A Node SID is nothing more than a number, a unique identifier. These Node SID numbers are then advertised throughout the network, so that each router knows the number, the Node SID, associated with each router.
By the way, in segment routing, one segment ID is assigned for IPv4, and another separate segment ID is assigned for IPv6. For example, a particular router might have two Node SIDs, and a particular link might also have two Adjacency SIDs too – one for IPv4, and one for IPv6.
This isn’t often made clear, and a lot of documentation often uses the phrase “Node SID” or “Adjacency SID” to really mean the IPv4 version. Be alert when you’re reading around this topic!
NODE SIDs ARE USED TO GENERATE LABELS
You use Node SIDs when you want to perform shortest path routing.
Whenever a router receives an MPLS label associated with a particular Node SID, this label is an instruction for the router to forward the traffic towards that Node SID, following the metrically-best path.
However, these Node SID numbers are not MPLS labels in themselves. Instead are the the basis for generating a label.
The idea in segment routing is that on each router in the network, you manually define a block of labels for shortest-path forwarding.
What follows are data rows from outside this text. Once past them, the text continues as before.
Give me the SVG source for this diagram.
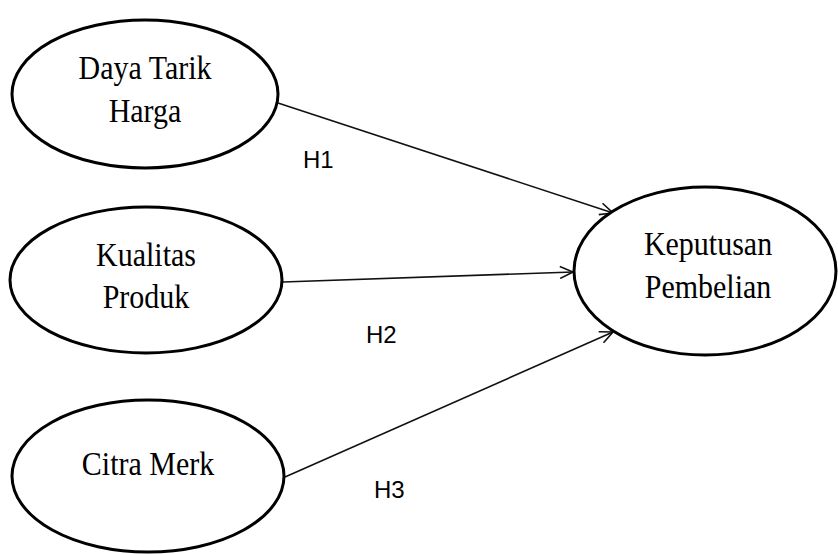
<svg xmlns="http://www.w3.org/2000/svg" width="838" height="554" viewBox="0 0 838 554">
<style>
.node{fill:#fff;stroke:#000;stroke-width:3}
.nt{font-family:"Liberation Serif","DejaVu Serif",serif;font-size:30px;fill:#000;text-anchor:middle}
.conn{stroke:#111;stroke-width:1.6;fill:none;marker-end:url(#arr)}
.hl{font-family:"Liberation Sans",Arial,sans-serif;font-size:24px;fill:#000}
</style>
<defs>
<marker id="arr" markerWidth="16" markerHeight="14" refX="14" refY="7" orient="auto" markerUnits="userSpaceOnUse">
<path d="M1,1 L14,7 L1,13" fill="none" stroke="#111" stroke-width="1.6"/>
</marker>
</defs>
<rect width="838" height="554" fill="#fff"/>
<g id="connectors">
<line class="conn" x1="278" y1="103" x2="613" y2="213"/>
<line class="conn" x1="283" y1="282" x2="573" y2="272"/>
<line class="conn" x1="285" y1="477" x2="613" y2="332"/>
</g>
<g id="node-daya-tarik">
<ellipse class="node" cx="145" cy="94" rx="133" ry="74"/>
<text class="nt" transform="translate(145,79) scale(1,1.15)">Daya Tarik</text>
<text class="nt" transform="translate(145,122) scale(1,1.15)">Harga</text>
</g>
<g id="node-kualitas">
<ellipse class="node" cx="146" cy="280" rx="136" ry="73"/>
<text class="nt" transform="translate(146,266) scale(1,1.15)">Kualitas</text>
<text class="nt" transform="translate(146,308) scale(1,1.15)">Produk</text>
</g>
<g id="node-citra">
<ellipse class="node" cx="148" cy="476" rx="136" ry="76"/>
<text class="nt" transform="translate(148,475) scale(1,1.15)">Citra Merk</text>
</g>
<g id="node-keputusan">
<ellipse class="node" cx="705" cy="271" rx="131" ry="84"/>
<text class="nt" transform="translate(708,255) scale(1,1.15)">Keputusan</text>
<text class="nt" transform="translate(708,298) scale(1,1.15)">Pembelian</text>
</g>
<g id="labels">
<text class="hl" x="303" y="168">H1</text>
<text class="hl" x="366" y="343">H2</text>
<text class="hl" x="374" y="498">H3</text>
</g>
</svg>
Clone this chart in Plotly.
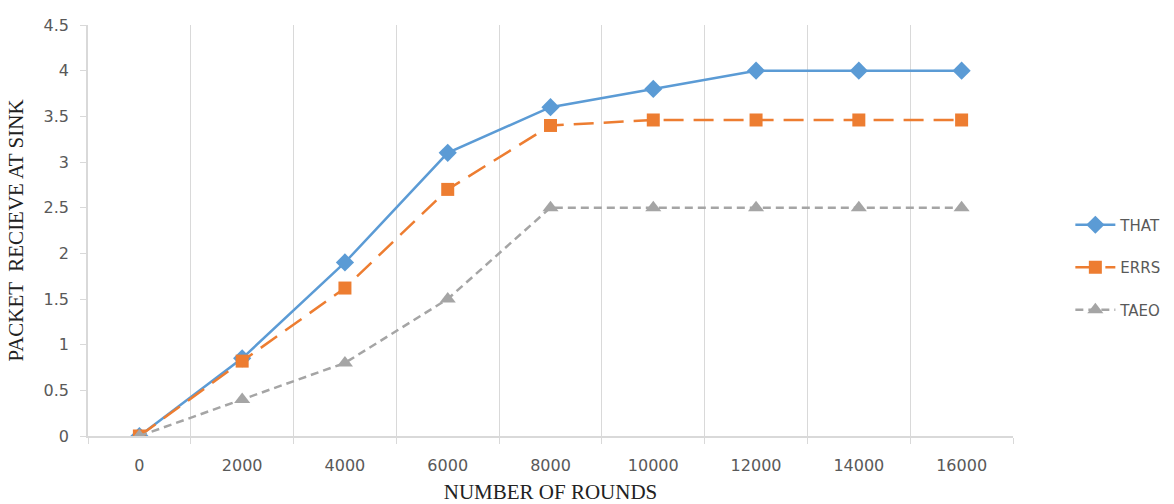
import plotly.graph_objects as go

rounds = ["0", "2000", "4000", "6000", "8000", "10000", "12000", "14000", "16000"]
that_vals = [0, 0.85, 1.9, 3.1, 3.6, 3.8, 4.0, 4.0, 4.0]
errs_vals = [0, 0.82, 1.62, 2.7, 3.4, 3.46, 3.46, 3.46, 3.46]
taeo_vals = [0, 0.4, 0.8, 1.5, 2.5, 2.5, 2.5, 2.5, 2.5]
y_ticks = [0, 0.5, 1, 1.5, 2, 2.5, 3, 3.5, 4, 4.5]
y_tick_text = ["0", "0.5", "1", "1.5", "2", "2.5", "3", "3.5", "4", "4.5"]

tick_font = dict(family="DejaVu Sans", size=16, color="#595959")
title_font = dict(family="Liberation Serif", size=21, color="#222222")
axis_grey = "#d9d9d9"

fig = go.Figure()
fig.add_trace(go.Scatter(
    x=rounds, y=that_vals, name="THAT", mode="lines+markers", legendgroup="a",
    line=dict(color="#5B9BD5", width=2.5),
    marker=dict(symbol="diamond", size=14, color="#5B9BD5"),
))
fig.add_trace(go.Scatter(
    x=rounds, y=errs_vals, name="ERRS", mode="lines+markers", legendgroup="b",
    line=dict(color="#ED7D31", width=2.5, dash="20px,10px"),
    marker=dict(symbol="square", size=13, color="#ED7D31"),
))
fig.add_trace(go.Scatter(
    x=rounds, y=taeo_vals, name="TAEO", mode="lines+markers", legendgroup="c",
    line=dict(color="#A5A5A5", width=2.5, dash="8px,5px"),
    marker=dict(symbol="triangle-up", size=14, color="#A5A5A5"),
))

fig.update_layout(
    width=1174, height=504,
    margin=dict(l=88, r=161, t=25, b=68, autoexpand=False),
    paper_bgcolor="white", plot_bgcolor="white",
    showlegend=True,
    legend=dict(
        x=1.062, y=0.41, xanchor="left", yanchor="middle",
        font=dict(family="DejaVu Sans", size=15, color="#595959"),
        tracegroupgap=20, itemwidth=40,
        bgcolor="rgba(0,0,0,0)",
    ),
)

fig.update_xaxes(
    type="category", range=[-0.5, 8.5],
    tickson="boundaries", ticks="outside", ticklen=6, tickcolor=axis_grey,
    ticklabelstandoff=14,
    showgrid=True, gridcolor=axis_grey, gridwidth=1,
    showline=True, linecolor=axis_grey, linewidth=1.5,
    tickfont=tick_font,
    title=dict(text="NUMBER OF ROUNDS", font=title_font, standoff=24),
    zeroline=False, automargin=False,
)
fig.update_yaxes(
    range=[0, 4.5], tickmode="array", tickvals=y_ticks, ticktext=y_tick_text,
    ticks="outside", ticklen=6, tickcolor=axis_grey,
    ticklabelstandoff=8,
    showgrid=False,
    showline=True, linecolor=axis_grey, linewidth=1.5,
    tickfont=tick_font,
    title=dict(text="PACKET  RECIEVE AT SINK", font=title_font, standoff=14),
    zeroline=False, automargin=False,
)

fig.write_html("out.html")
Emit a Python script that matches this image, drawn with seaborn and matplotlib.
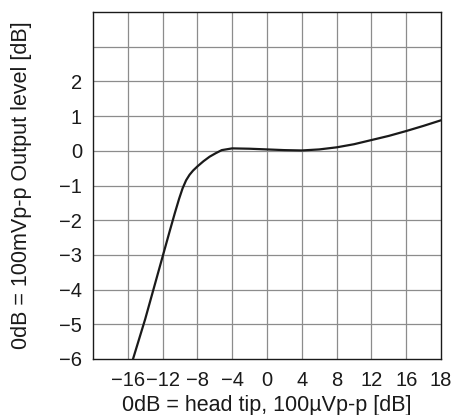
import seaborn as sns
import matplotlib.pyplot as plt
import pandas as pd

# curve (x in grid units, last grid line labelled 18)
x_vals = [-15.4, -14.0, -13.0, -12.0, -11.2, -10.6, -10.1, -9.7, -9.3, -8.9, -8.5, -8.0,
          -7.3, -6.6, -5.9, -5.2, -4.0, -2.0, 0.0, 2.0, 4.0, 6.0, 8.0,
          10.0, 12.0, 14.0, 16.0, 18.0, 20.0]
y_vals = [-6.0, -4.85, -3.95, -3.05, -2.33, -1.8, -1.38, -1.08, -0.85, -0.69, -0.57, -0.45,
          -0.3, -0.17, -0.07, 0.02, 0.07, 0.06, 0.04, 0.02, 0.01, 0.04, 0.1,
          0.19, 0.31, 0.43, 0.57, 0.72, 0.88]

x_ticks = [-16, -12, -8, -4, 0, 4, 8, 12, 16, 20]
x_labels = ["\u221216", "\u221212", "\u22128", "\u22124", "0", "4", "8", "12", "16", "18"]
y_ticks = [-6, -5, -4, -3, -2, -1, 0, 1, 2]

df = pd.DataFrame({"x": x_vals, "y": y_vals})

sns.set_style("white")
plt.rcParams["font.family"] = ["Liberation Sans", "DejaVu Sans"]

fig = plt.figure(figsize=(4.57, 4.15), dpi=100)
ax = fig.add_axes([0.2035, 0.135, 0.7615, 0.836])

# grid lines every 4 on x, every 1 on y
for gx in range(-16, 20, 4):
    ax.axvline(gx, color="#8c8c8c", lw=0.9, zorder=0)
for gy in range(-5, 4):
    ax.axhline(gy, color="#8c8c8c", lw=0.9, zorder=0)

sns.lineplot(data=df, x="x", y="y", color="#1a1a1a", lw=1.6, ax=ax, sort=False)

ax.set_xlim(-20, 20)
ax.set_ylim(-6, 4)
ax.set_xticks(x_ticks)
ax.set_xticklabels(x_labels)
ax.set_yticks(y_ticks)
ax.tick_params(axis="both", length=0, labelsize=14.5, colors="#1a1a1a")
ax.tick_params(axis="x", pad=9)
ax.tick_params(axis="y", pad=8)

for s in ax.spines.values():
    s.set_color("#1a1a1a")
    s.set_linewidth(1.0)

ax.set_xlabel("0dB = head tip, 100\u00b5Vp-p [dB]", fontsize=15.5, color="#1a1a1a", labelpad=3)
ax.set_ylabel("0dB = 100mVp-p Output level [dB]", fontsize=15.5, color="#1a1a1a", labelpad=19)

fig.savefig("out.png", dpi=100)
Don’t worry, it’s WAY easier than it sounds, and in Part 2 I’ll show you how to choose a block of labels for production.
To define a block of labels, you state your starting label, and then the label block size. So for example, you might choose starting label 800000, and use a label block size of 9000. That gives you labels 800000 to 808999 to use for shortest path routing.
Each router is going to advertise this block of labels, and indicate to the rest of the network, “This is the block of labels that I am using for shortest path forwarding. If you want to send traffic to a particular Node SID, add the Node SID number to my starting label block, and then use that as the label number when you send the packet to me”.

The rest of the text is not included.